■ Problem: Starting at the first line of the entries below, restate each line exactly until you reach the line with "width=290pt,minimum height=47pt] (ghh)", and print that one too. Leave the pictures out and stop there.

■ Data for the task:
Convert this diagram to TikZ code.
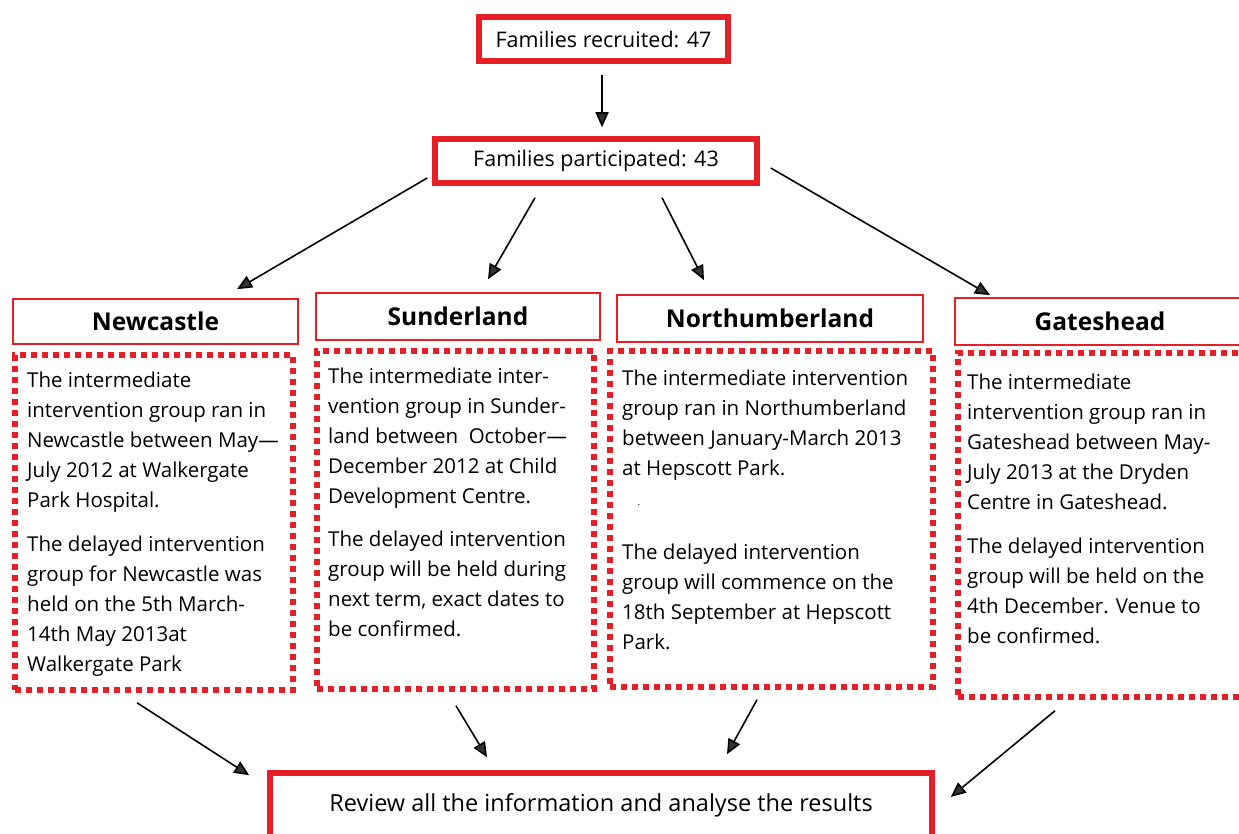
\documentclass[tikz,border=0pt]{standalone}
\usepackage{fontspec}
\setmainfont{Open Sans}
\usetikzlibrary{arrows.meta,calc}
\definecolor{boxred}{RGB}{230,30,38}
\definecolor{tipgray}{RGB}{50,50,50}
\begin{document}
\begin{tikzpicture}[x=1pt,y=-1pt,
 thickbox/.style={draw=boxred,line width=5.5pt,inner sep=0pt},
 hdrbox/.style={draw=boxred,line width=1.6pt,inner sep=0pt,font=\fontsize{24.5}{28}\selectfont\bfseries},
 dotbox/.style={draw=boxred,line width=5.5pt,dash pattern=on 6pt off 5pt,inner sep=0pt},
 body/.style={anchor=north west,align=left,inner sep=0pt,font=\fontsize{20.5}{30}\selectfont},
 arr/.style={line width=1.6pt,-{Triangle[length=15pt,width=13pt,fill=tipgray]}}
]
\useasboundingbox (0,0) rectangle (1239,834);
\fill[white] (0,0) rectangle (1239,834);

% top boxes
\node[thickbox,minimum width=249pt,minimum height=44pt,font=\fontsize{21.5}{24}\selectfont] (rec) at (603.5,39) {Families recruited: 47};
\node[thickbox,minimum width=322pt,minimum height=44pt,font=\fontsize{21.5}{24}\selectfont] (par) at (596,161) {Families participated: 43};

% headers
\node[hdrbox,minimum width=285pt,minimum height=45pt] (nch) at (155.5,321.5) {Newcastle};
\node[hdrbox,minimum width=284pt,minimum height=47pt] (sdh) at (458,316.5) {Sunderland};
\node[hdrbox,minimum width=306pt,minimum height=47pt] (nbh) at (770,318.5) {Northumberland};
\node[hdrbox,minimum width=290pt,minimum height=47pt] (ghh) at (1100,321.5) {Gateshead};

% dotted boxes
\node[dotbox,minimum width=278pt,minimum height=335pt] (ncd) at (154,522.5) {};
\node[dotbox,minimum width=277pt,minimum height=338pt] (sdd) at (455.5,520) {};
\node[dotbox,minimum width=323pt,minimum height=336pt] (nbd) at (771.5,519) {};
\node[dotbox,minimum width=287pt,minimum height=344pt] (ghd) at (1101.5,525) {};

% body texts
\node[body] (ncA) at (27,372) {The intermediate\\intervention group ran in\\Newcastle between May—\\July 2012 at Walkergate\\Park Hospital.};
\node[body] (ncB) at (27,536) {The delayed intervention\\group for Newcastle was\\held on the 5th March-\\14th May 2013at\\Walkergate Park};

\node[body] (sdA) at (328,368) {The intermediate inter-\\vention group in Sunder-\\land between \ October—\\December 2012 at Child\\Development Centre.};
\node[body] (sdB) at (328,531) {The delayed intervention\\group will be held during\\next term, exact dates to\\be confirmed.};

\node[body] (nbA) at (622,370) {The intermediate intervention\\group ran in Northumberland\\between January-March 2013\\at Hepscott Park.};
\node[inner sep=0pt,font=\fontsize{10}{10}\selectfont] (nbdot) at (639,505) {.};
\node[body] (nbB) at (622,544) {The delayed intervention\\group will commence on the\\18th September at Hepscott\\Park.};

\node[body] (ghA) at (967,374) {The intermediate\\intervention group ran in\\Gateshead between May-\\July 2013 at the Dryden\\Centre in Gateshead.};
\node[body] (ghB) at (967,538) {The delayed intervention\\group will be held on the\\4th December. Venue to\\be confirmed.};

% bottom box
\node[thickbox,minimum width=662pt,minimum height=64pt,font=\fontsize{23.5}{26}\selectfont] (rev) at (601,805) {Review all the information and analyse the results};

% arrows
\draw[arr] ($(rec.south)+(-1.5,11)$) -- ($(par.north)+(6,-9)$);
\draw[arr] ($(par.west)+(-5,17)$) -- ($(nch.north)+(81.5,-9)$);
\draw[arr] ($(par.south)+(-61,12)$) -- ($(sdh.north)+(30,-13)$);
\draw[arr] ($(par.south)+(66,12)$) -- ($(nbh.north)+(-66,-14)$);
\draw[arr] ($(par.east)+(11,7)$) -- ($(ghh.north)+(-110,-2)$);
\draw[arr] ($(ncd.south)+(-17,10)$) -- ($(rev.north west)+(-18,5)$);
\draw[arr] ($(sdd.south)+(0.5,14)$) -- ($(rev.north)+(-114,-13)$);
\draw[arr] ($(nbd.south)+(-14.5,10)$) -- ($(rev.north)+(126,-16)$);
\draw[arr] ($(ghd.south)+(-46.5,11)$) -- ($(rev.east)+(16,-8)$);
\end{tikzpicture}
\end{document}
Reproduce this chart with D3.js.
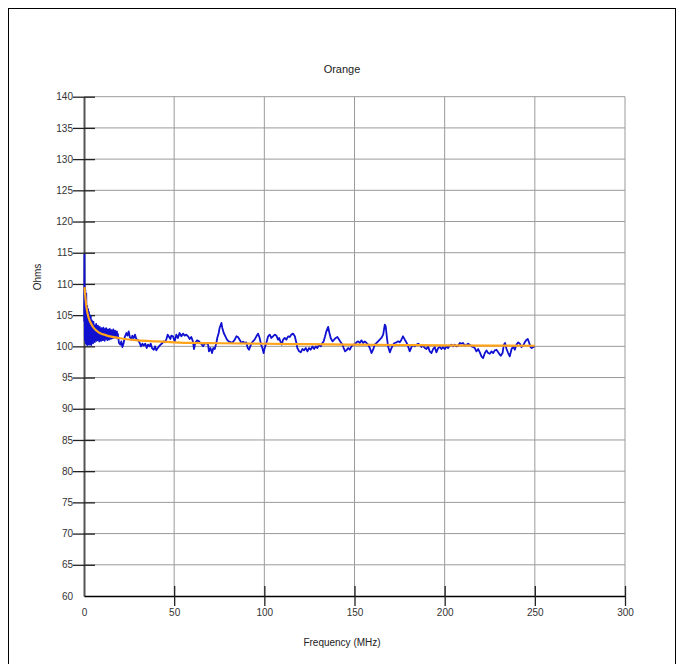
<!DOCTYPE html>
<html><head><meta charset="utf-8">
<script src="https://cdn.jsdelivr.net/npm/d3@7"></script>
<style>body{margin:0;background:#fff}svg{display:block}text{font-family:"Liberation Sans",Arial,sans-serif}</style>
</head><body><div id="chart"></div>
<script>
const title = "Orange";
const xLabel = "Frequency (MHz)";
const yLabel = "Ohms";
const xTicks = [0, 50, 100, 150, 200, 250, 300];
const yTicks = [60, 65, 70, 75, 80, 85, 90, 95, 100, 105, 110, 115, 120, 125, 130, 135, 140];

const measFreq = [0.1,0.25,0.5,0.75,1,1.25,1.5,1.75,2,2.25,2.5,2.75,3,3.25,3.5,3.75,4,4.25,4.5,4.75,
5,5.25,5.5,5.75,6,6.25,6.5,6.75,7,7.25,7.5,7.75,8,8.25,8.5,8.75,9,9.25,9.5,9.75,10,10.25,10.5,10.75,11,11.25,11.5,11.75,12,12.25,12.5,12.75,13,13.25,13.5,13.75,14,14.25,14.5,14.75,15,15.25,15.5,15.75,16,16.25,16.5,16.75,17,17.25,17.5,17.75,18,18.25,18.5,18.75,19,
19.4,20.2,20.7,21.3,22.0,22.6,23.5,24.1,24.8,25.4,26.3,26.8,27.6,28.3,29.0,30.0,30.9,31.6,32.4,33.1,34.0,34.8,35.5,36.4,37.0,37.7,38.7,39.4,40.1,40.9,41.6,42.5,43.5,44.2,45.0,45.7,46.4,47.2,47.9,
48.4,49.3,50.3,51.2,52.1,53.0,54.0,54.9,55.8,56.7,57.7,58.6,59.5,60.4,61.0,61.7,62.7,63.8,64.5,65.4,66.0,66.9,67.8,68.8,69.3,70.1,71.0,71.7,72.5,73.4,73.9,74.7,75.2,76.2,76.7,77.5,78.4,79.3,80.2,81.2,81.9,82.6,83.6,84.5,85.4,86.3,87.3,88.2,89.1,90.0,90.8,91.5,92.2,93.0,93.7,94.6,95.6,96.5,97.4,98.2,98.9,99.6,
100.2,101.1,102.1,103.0,103.9,104.8,105.8,106.7,107.6,108.2,108.9,109.6,110.4,111.3,112.2,113.2,114.1,115.0,115.9,116.9,117.8,118.3,119.3,120.2,121.1,122.0,123.0,123.9,124.8,125.7,126.7,127.6,128.5,129.4,130.4,131.3,132.2,132.9,133.7,134.4,135.4,136.1,136.8,137.8,138.7,139.6,140.5,141.5,142.4,143.3,144.0,144.8,145.5,146.5,147.4,148.3,149.2,
150.1,151.1,152.0,152.9,153.8,154.8,155.7,156.6,157.5,158.5,159.4,160.3,161.2,162.2,163.1,164.0,164.9,165.9,166.8,167.3,167.9,168.6,169.6,170.5,171.4,172.3,173.3,174.2,175.1,176.0,176.9,177.9,178.8,179.7,180.6,181.6,182.5,183.4,184.3,185.3,186.2,187.1,188.0,189.0,189.9,190.8,191.7,192.7,193.6,194.5,195.4,196.4,197.3,198.2,199.1,
200.1,201.0,201.9,202.8,203.8,204.7,205.6,206.5,207.5,208.4,209.3,210.2,211.2,212.1,213.0,213.9,214.9,215.8,216.7,217.6,218.6,219.5,220.4,221.3,222.3,223.2,224.1,225.0,226.0,226.9,227.8,228.7,229.7,230.6,231.1,232.1,232.8,233.5,234.3,235.2,236.1,237.1,238.0,238.9,239.8,240.8,241.7,242.6,243.5,244.4,245.4,246.1,246.9,247.6,248.3,249.1,250.0];

const measOhms = [104,114.7,101,109,100.5,108.5,100.3,106.5,100.2,106,100.5,105.5,100.3,105,100.6,104.8,100.2,104.2,100.8,104,
100.5,103.9,101.2,103.4,100.7,102.8,101.5,103.6,100.9,102.6,101.0,103.3,101.4,102.4,100.8,103.1,101.3,102.2,100.9,102.9,101.6,102.4,101.0,103.0,101.3,102.2,100.9,102.8,101.6,102.9,101.2,102.4,101.0,102.7,101.5,102.3,101.1,102.8,101.6,102.5,101.2,102.6,101.7,102.2,101.3,102.7,101.5,102.3,101.4,102.5,101.8,102.1,101.3,102.4,101.6,102.0,101.4,
100.54,100.27,100.8,99.89,100.54,101.5,102.14,101.71,102.41,101.5,101.07,101.71,101.34,101.87,101.18,100.96,100.54,100,100.43,100.11,100.43,99.73,100.27,100,100.43,99.73,99.46,100,99.36,99.73,100,100.27,100.54,100.8,100.64,101.18,101.87,101.5,101.18,
101.71,101.61,100.8,101.88,101.34,102.14,101.61,102.04,101.71,101.88,101.61,101.18,101.5,100.8,99.57,100.54,100.96,100.8,100.54,100.27,100,100.43,100.54,100.27,99.2,99.73,98.93,99.73,99.57,100.54,101.34,102.14,102.95,103.75,102.95,102.14,101.61,101.07,100.8,100.7,100.54,100.7,101.07,101.61,101.5,101.07,100.54,100.75,100.54,100.64,99.73,99.46,100,100.54,100.8,101.07,101.61,102.04,101.34,100.27,99.73,98.93,
99.73,100.54,101.61,101.88,101.34,101.61,101.88,101.71,101.07,101.34,100.8,100.27,101.07,101.34,101.07,101.61,101.5,101.88,102.04,101.61,100.54,99.73,99.2,99.04,99.57,99.36,99.73,99.2,99.73,99.46,100,99.57,100,99.73,100.27,100,100.54,100.8,101.61,102.41,103.11,102.14,101.34,100.8,101.07,101.34,101.5,101.07,100.64,100.27,99.73,99.2,99.36,99.73,99.46,100,100.27,
100.27,100.64,100.8,100.54,100.96,100.54,100.8,100.54,100.27,99.73,98.93,99.46,100.27,100.54,100.8,101.07,101.34,101.88,103.48,103.22,101.61,100,99.04,99.73,100.27,100.54,100.64,100.8,100.64,101.07,101.61,101.07,100.64,100,99.2,99.89,100.27,100,100.27,100.43,100.27,99.89,100.11,99.73,99.57,100,99.2,98.93,99.57,99.89,99.04,99.73,99.89,99.57,99.89,
99.57,100,99.73,100.11,100.27,100,100.27,100,100.11,100.54,100.43,100.54,100.11,100.27,100.43,100.27,100,99.89,99.73,99.2,99.57,99.04,98.39,98.12,98.93,99.36,98.93,98.82,99.2,98.93,99.36,99.46,99.04,98.66,98.5,98.93,100.27,100.54,99.57,98.93,98.39,99.57,100,99.46,100.27,100.64,100.43,99.89,100.11,100.64,101.07,101.18,100.54,99.89,99.73,99.89,100];

const fitFreq = [0.3,0.8,1.3,2,3,4,5,7,9,12,15,20,25,30,40,50,60,75,100,125,150,175,200,225,250];
const fitOhms = [109.5,107.8,106.4,105.2,104.2,103.6,103.1,102.5,102.1,101.8,101.55,101.3,101.1,100.95,100.8,100.65,100.55,100.5,100.42,100.35,100.28,100.22,100.15,100.12,100.1];

const W = 685, H = 664;
const svg = d3.select("#chart").append("svg").attr("width", W).attr("height", H);
svg.append("rect").attr("x", 8.5).attr("y", 8.5).attr("width", 667).attr("height", 670)
  .attr("fill", "none").attr("stroke", "#000").attr("stroke-width", 1);

const x = d3.scaleLinear().domain([0, 300]).range([84, 625]);
const y = d3.scaleLinear().domain([60, 140]).range([596, 96.7]);

// grid
svg.append("g").selectAll("line").data(yTicks.filter(d => d > 60)).join("line")
  .attr("x1", x(0)).attr("x2", x(300)).attr("y1", d => y(d)).attr("y2", d => y(d))
  .attr("stroke", "#9a9a9a").attr("stroke-width", 1);
svg.append("g").selectAll("line").data(xTicks.filter(d => d > 0)).join("line")
  .attr("y1", y(140)).attr("y2", y(60)).attr("x1", d => x(d)).attr("x2", d => x(d))
  .attr("stroke", "#9a9a9a").attr("stroke-width", 1);

// y axis
const ya = svg.append("g").attr("transform", `translate(${x(0)},0)`)
  .call(d3.axisLeft(y).tickValues(yTicks).tickSize(11).tickSizeOuter(0).tickPadding(0));
ya.select(".domain").attr("stroke", "#555").attr("stroke-width", 2);
ya.selectAll(".tick line").attr("x1", 11).attr("x2", -11).attr("stroke", "#222").attr("stroke-width", 1.3)
  .filter(d => d === 60).remove();
ya.selectAll(".tick text").attr("font-size", 10).attr("fill", "#333");

// x axis
const xa = svg.append("g").attr("transform", `translate(0,${y(60)})`)
  .call(d3.axisBottom(x).tickValues(xTicks).tickSize(10).tickSizeOuter(0).tickPadding(3));
xa.select(".domain").attr("stroke", "#000").attr("stroke-width", 1.5);
xa.selectAll(".tick line").attr("y1", -10).attr("y2", 10).attr("stroke", "#222").attr("stroke-width", 1.3)
  .filter(d => d === 0).remove();
xa.selectAll(".tick text").attr("font-size", 10).attr("fill", "#333");

// data
const meas = measFreq.map((f, i) => [f, measOhms[i]]);
const fit = fitFreq.map((f, i) => [f, fitOhms[i]]);
svg.append("path").datum(meas)
  .attr("d", d3.line().x(d => x(d[0])).y(d => y(d[1])))
  .attr("fill", "none").attr("stroke", "#1010d0").attr("stroke-width", 1.8).attr("stroke-linejoin", "round");
svg.append("path").datum(fit)
  .attr("d", d3.line().curve(d3.curveMonotoneX).x(d => x(d[0])).y(d => y(d[1])))
  .attr("fill", "none").attr("stroke", "#ffa31a").attr("stroke-width", 2.2);

// labels
svg.append("text").attr("x", 342).attr("y", 73).attr("text-anchor", "middle")
  .attr("font-size", 11).attr("fill", "#222").text(title);
svg.append("text").attr("x", 342).attr("y", 646).attr("text-anchor", "middle")
  .attr("font-size", 10).attr("fill", "#222").text(xLabel);
svg.append("text").attr("transform", "translate(41,277) rotate(-90)").attr("text-anchor", "middle")
  .attr("font-size", 10).attr("fill", "#222").text(yLabel);
</script></body></html>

■ Response for this exercise:
Convert this diagram to TikZ code.
\documentclass[tikz,border=0pt]{standalone}
\usepackage{fontspec}
\setmainfont{Open Sans}
\usetikzlibrary{arrows.meta,calc}
\definecolor{boxred}{RGB}{230,30,38}
\definecolor{tipgray}{RGB}{50,50,50}
\begin{document}
\begin{tikzpicture}[x=1pt,y=-1pt,
 thickbox/.style={draw=boxred,line width=5.5pt,inner sep=0pt},
 hdrbox/.style={draw=boxred,line width=1.6pt,inner sep=0pt,font=\fontsize{24.5}{28}\selectfont\bfseries},
 dotbox/.style={draw=boxred,line width=5.5pt,dash pattern=on 6pt off 5pt,inner sep=0pt},
 body/.style={anchor=north west,align=left,inner sep=0pt,font=\fontsize{20.5}{30}\selectfont},
 arr/.style={line width=1.6pt,-{Triangle[length=15pt,width=13pt,fill=tipgray]}}
]
\useasboundingbox (0,0) rectangle (1239,834);
\fill[white] (0,0) rectangle (1239,834);

% top boxes
\node[thickbox,minimum width=249pt,minimum height=44pt,font=\fontsize{21.5}{24}\selectfont] (rec) at (603.5,39) {Families recruited: 47};
\node[thickbox,minimum width=322pt,minimum height=44pt,font=\fontsize{21.5}{24}\selectfont] (par) at (596,161) {Families participated: 43};

% headers
\node[hdrbox,minimum width=285pt,minimum height=45pt] (nch) at (155.5,321.5) {Newcastle};
\node[hdrbox,minimum width=284pt,minimum height=47pt] (sdh) at (458,316.5) {Sunderland};
\node[hdrbox,minimum width=306pt,minimum height=47pt] (nbh) at (770,318.5) {Northumberland};
\node[hdrbox,minimum width=290pt,minimum height=47pt] (ghh) at (1100,321.5) {Gateshead};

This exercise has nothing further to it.